> **WORK INSTRUCTIONS**
Retype only the lines running from the beginning of the entries below to the line with "base right=of r4b]", both included. Do not include pictures.

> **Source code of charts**
::::::
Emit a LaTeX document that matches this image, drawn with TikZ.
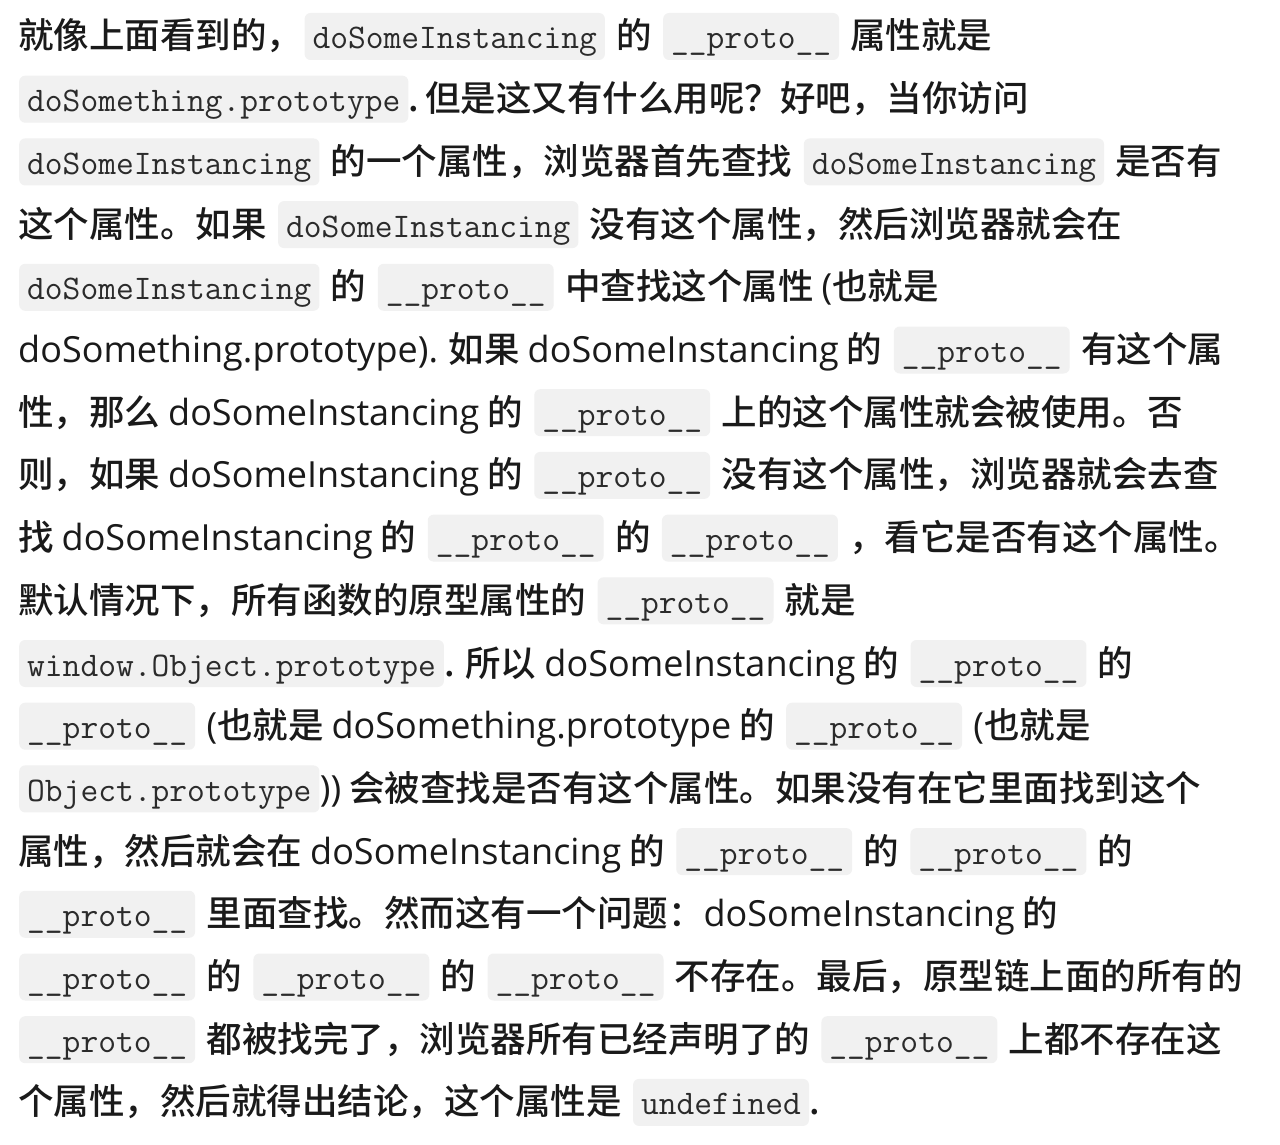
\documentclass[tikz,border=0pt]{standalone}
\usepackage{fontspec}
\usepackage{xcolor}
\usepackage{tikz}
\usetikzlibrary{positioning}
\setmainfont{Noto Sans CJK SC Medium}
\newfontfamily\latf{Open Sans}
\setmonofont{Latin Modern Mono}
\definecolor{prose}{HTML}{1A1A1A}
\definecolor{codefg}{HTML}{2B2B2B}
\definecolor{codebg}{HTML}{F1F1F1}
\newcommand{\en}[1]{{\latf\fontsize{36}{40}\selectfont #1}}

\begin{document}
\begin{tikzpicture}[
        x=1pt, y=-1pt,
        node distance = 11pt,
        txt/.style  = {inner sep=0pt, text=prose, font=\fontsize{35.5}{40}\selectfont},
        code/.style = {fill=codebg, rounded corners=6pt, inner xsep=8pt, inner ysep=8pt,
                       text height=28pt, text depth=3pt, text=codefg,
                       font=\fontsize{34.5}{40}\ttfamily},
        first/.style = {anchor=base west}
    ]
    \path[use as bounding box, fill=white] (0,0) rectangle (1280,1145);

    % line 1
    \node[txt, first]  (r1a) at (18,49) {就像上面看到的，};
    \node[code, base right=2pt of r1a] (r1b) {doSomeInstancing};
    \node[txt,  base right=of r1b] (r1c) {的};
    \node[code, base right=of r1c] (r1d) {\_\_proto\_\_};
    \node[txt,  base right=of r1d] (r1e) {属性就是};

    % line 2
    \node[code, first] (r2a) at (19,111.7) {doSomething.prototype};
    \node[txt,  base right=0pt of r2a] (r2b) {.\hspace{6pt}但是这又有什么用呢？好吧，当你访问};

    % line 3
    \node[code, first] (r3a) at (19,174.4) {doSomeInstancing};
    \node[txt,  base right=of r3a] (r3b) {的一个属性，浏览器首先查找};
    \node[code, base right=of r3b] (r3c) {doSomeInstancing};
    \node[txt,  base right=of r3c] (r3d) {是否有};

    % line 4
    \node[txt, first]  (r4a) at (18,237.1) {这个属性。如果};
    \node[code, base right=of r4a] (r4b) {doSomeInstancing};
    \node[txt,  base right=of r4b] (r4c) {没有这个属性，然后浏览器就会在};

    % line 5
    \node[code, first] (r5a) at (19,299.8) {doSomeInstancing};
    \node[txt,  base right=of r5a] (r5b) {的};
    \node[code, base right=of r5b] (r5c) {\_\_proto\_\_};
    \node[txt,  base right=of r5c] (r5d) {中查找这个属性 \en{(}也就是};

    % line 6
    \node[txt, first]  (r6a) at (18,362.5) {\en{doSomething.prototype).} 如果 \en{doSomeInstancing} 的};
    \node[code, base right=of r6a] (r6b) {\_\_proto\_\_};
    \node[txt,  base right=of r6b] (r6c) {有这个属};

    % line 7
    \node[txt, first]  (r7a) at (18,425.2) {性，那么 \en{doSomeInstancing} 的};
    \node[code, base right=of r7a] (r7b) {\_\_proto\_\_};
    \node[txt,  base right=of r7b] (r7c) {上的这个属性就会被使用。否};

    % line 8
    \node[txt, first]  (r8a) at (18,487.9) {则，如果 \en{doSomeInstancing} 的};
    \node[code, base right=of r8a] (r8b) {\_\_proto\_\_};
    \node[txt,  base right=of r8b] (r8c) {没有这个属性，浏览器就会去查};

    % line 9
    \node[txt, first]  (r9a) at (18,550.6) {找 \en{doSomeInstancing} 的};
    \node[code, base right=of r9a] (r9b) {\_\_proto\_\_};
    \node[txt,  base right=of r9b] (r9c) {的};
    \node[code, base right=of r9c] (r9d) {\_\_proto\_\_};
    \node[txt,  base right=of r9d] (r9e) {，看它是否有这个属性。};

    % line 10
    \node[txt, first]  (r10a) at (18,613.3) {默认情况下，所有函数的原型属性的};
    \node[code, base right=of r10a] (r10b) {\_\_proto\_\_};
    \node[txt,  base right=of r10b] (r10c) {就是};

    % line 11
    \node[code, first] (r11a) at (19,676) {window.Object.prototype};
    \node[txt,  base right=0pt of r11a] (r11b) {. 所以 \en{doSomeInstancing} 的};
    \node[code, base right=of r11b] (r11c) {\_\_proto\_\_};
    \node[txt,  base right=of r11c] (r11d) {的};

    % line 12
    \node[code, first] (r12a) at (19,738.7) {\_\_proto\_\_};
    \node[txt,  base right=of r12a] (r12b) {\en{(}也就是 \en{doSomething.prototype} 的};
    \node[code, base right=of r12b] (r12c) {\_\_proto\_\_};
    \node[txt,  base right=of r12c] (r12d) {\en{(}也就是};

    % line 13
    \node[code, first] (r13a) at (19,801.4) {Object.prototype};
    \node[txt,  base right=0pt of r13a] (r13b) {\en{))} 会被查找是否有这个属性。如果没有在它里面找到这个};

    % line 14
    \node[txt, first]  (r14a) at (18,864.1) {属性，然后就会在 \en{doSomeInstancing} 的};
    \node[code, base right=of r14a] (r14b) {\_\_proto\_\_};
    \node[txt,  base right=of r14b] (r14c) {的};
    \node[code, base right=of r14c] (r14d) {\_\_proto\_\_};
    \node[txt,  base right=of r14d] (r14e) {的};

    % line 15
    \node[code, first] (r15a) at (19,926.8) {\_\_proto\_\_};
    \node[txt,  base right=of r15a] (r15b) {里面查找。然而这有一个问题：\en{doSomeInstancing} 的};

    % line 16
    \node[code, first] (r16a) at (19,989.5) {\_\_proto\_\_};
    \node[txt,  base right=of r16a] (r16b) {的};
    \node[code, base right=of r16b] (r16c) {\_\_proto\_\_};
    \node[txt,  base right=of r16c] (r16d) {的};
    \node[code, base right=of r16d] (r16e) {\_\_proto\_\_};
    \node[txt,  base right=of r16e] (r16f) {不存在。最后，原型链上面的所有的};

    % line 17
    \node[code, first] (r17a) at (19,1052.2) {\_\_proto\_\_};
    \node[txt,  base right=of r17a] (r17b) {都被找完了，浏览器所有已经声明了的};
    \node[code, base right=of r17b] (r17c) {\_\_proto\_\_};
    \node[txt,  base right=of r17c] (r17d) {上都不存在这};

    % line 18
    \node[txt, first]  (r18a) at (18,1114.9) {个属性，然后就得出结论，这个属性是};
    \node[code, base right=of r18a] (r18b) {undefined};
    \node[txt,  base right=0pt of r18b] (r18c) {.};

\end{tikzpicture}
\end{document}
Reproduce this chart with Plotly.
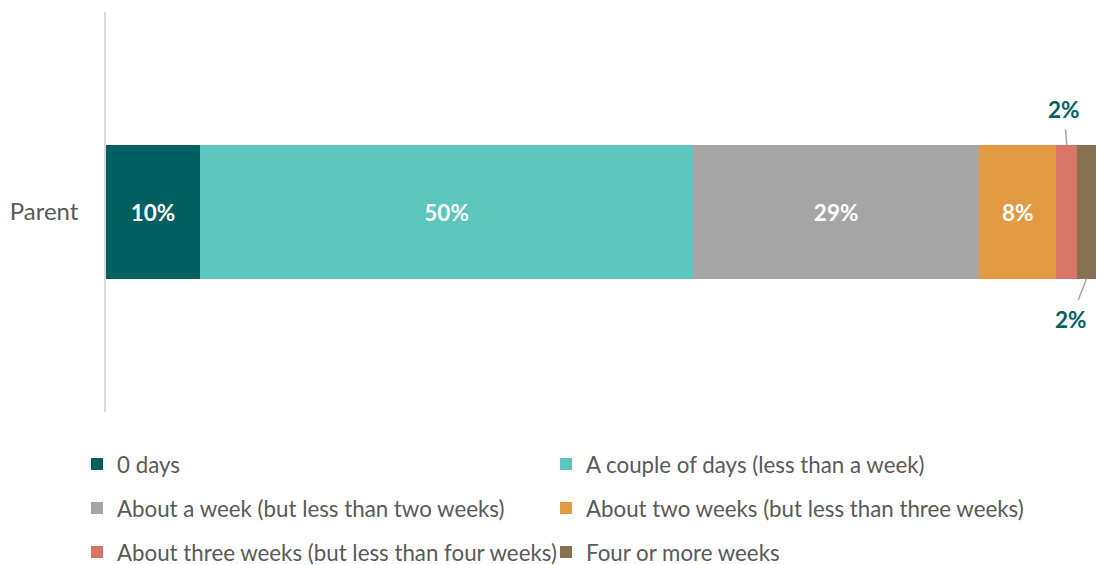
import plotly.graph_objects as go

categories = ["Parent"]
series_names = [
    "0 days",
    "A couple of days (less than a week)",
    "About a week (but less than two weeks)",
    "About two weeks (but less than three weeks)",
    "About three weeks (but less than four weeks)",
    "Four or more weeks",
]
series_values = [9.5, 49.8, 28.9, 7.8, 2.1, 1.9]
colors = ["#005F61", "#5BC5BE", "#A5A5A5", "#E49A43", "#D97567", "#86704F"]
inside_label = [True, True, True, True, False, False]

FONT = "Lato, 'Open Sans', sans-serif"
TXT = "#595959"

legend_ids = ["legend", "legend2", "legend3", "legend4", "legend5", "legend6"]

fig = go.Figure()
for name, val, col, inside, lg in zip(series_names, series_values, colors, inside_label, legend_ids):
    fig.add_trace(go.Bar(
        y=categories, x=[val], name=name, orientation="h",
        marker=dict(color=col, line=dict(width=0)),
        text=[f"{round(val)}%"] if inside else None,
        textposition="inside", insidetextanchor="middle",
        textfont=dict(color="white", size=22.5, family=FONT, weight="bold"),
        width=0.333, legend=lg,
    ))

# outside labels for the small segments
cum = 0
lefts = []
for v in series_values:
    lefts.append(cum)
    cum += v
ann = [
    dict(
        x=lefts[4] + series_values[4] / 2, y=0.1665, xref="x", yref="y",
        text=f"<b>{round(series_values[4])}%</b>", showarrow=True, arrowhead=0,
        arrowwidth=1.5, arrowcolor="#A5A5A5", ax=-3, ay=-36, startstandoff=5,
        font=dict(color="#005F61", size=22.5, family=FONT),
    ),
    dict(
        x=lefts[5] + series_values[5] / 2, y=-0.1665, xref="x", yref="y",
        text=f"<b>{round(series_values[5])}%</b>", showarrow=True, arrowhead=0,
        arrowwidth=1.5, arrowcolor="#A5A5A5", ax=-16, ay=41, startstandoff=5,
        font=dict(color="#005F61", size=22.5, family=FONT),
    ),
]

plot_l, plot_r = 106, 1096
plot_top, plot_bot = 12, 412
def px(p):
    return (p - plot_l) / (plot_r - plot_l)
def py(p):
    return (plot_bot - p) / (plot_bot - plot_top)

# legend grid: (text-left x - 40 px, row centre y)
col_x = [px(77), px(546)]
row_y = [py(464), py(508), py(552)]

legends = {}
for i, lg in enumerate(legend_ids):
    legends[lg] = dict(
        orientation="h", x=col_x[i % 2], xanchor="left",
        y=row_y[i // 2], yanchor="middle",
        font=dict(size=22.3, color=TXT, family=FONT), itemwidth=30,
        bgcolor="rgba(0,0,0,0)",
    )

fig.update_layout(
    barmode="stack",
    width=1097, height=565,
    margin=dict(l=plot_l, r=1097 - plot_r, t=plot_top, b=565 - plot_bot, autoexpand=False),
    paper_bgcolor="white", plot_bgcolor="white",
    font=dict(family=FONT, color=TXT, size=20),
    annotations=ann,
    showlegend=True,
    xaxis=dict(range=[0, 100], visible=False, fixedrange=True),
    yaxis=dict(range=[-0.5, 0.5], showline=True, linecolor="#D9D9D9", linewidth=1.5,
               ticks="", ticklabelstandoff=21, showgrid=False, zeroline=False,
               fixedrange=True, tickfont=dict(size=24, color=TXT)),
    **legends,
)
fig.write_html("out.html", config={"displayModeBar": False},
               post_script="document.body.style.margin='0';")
::::::
> **EXERCISE RESPONSE**
Emit a LaTeX document that matches this image, drawn with TikZ.
\documentclass[tikz,border=0pt]{standalone}
\usepackage{fontspec}
\usepackage{xcolor}
\usepackage{tikz}
\usetikzlibrary{positioning}
\setmainfont{Noto Sans CJK SC Medium}
\newfontfamily\latf{Open Sans}
\setmonofont{Latin Modern Mono}
\definecolor{prose}{HTML}{1A1A1A}
\definecolor{codefg}{HTML}{2B2B2B}
\definecolor{codebg}{HTML}{F1F1F1}
\newcommand{\en}[1]{{\latf\fontsize{36}{40}\selectfont #1}}

\begin{document}
\begin{tikzpicture}[
        x=1pt, y=-1pt,
        node distance = 11pt,
        txt/.style  = {inner sep=0pt, text=prose, font=\fontsize{35.5}{40}\selectfont},
        code/.style = {fill=codebg, rounded corners=6pt, inner xsep=8pt, inner ysep=8pt,
                       text height=28pt, text depth=3pt, text=codefg,
                       font=\fontsize{34.5}{40}\ttfamily},
        first/.style = {anchor=base west}
    ]
    \path[use as bounding box, fill=white] (0,0) rectangle (1280,1145);

    % line 1
    \node[txt, first]  (r1a) at (18,49) {就像上面看到的，};
    \node[code, base right=2pt of r1a] (r1b) {doSomeInstancing};
    \node[txt,  base right=of r1b] (r1c) {的};
    \node[code, base right=of r1c] (r1d) {\_\_proto\_\_};
    \node[txt,  base right=of r1d] (r1e) {属性就是};

    % line 2
    \node[code, first] (r2a) at (19,111.7) {doSomething.prototype};
    \node[txt,  base right=0pt of r2a] (r2b) {.\hspace{6pt}但是这又有什么用呢？好吧，当你访问};

    % line 3
    \node[code, first] (r3a) at (19,174.4) {doSomeInstancing};
    \node[txt,  base right=of r3a] (r3b) {的一个属性，浏览器首先查找};
    \node[code, base right=of r3b] (r3c) {doSomeInstancing};
    \node[txt,  base right=of r3c] (r3d) {是否有};

    % line 4
    \node[txt, first]  (r4a) at (18,237.1) {这个属性。如果};
    \node[code, base right=of r4a] (r4b) {doSomeInstancing};
    \node[txt,  base right=of r4b] (r4c) {没有这个属性，然后浏览器就会在};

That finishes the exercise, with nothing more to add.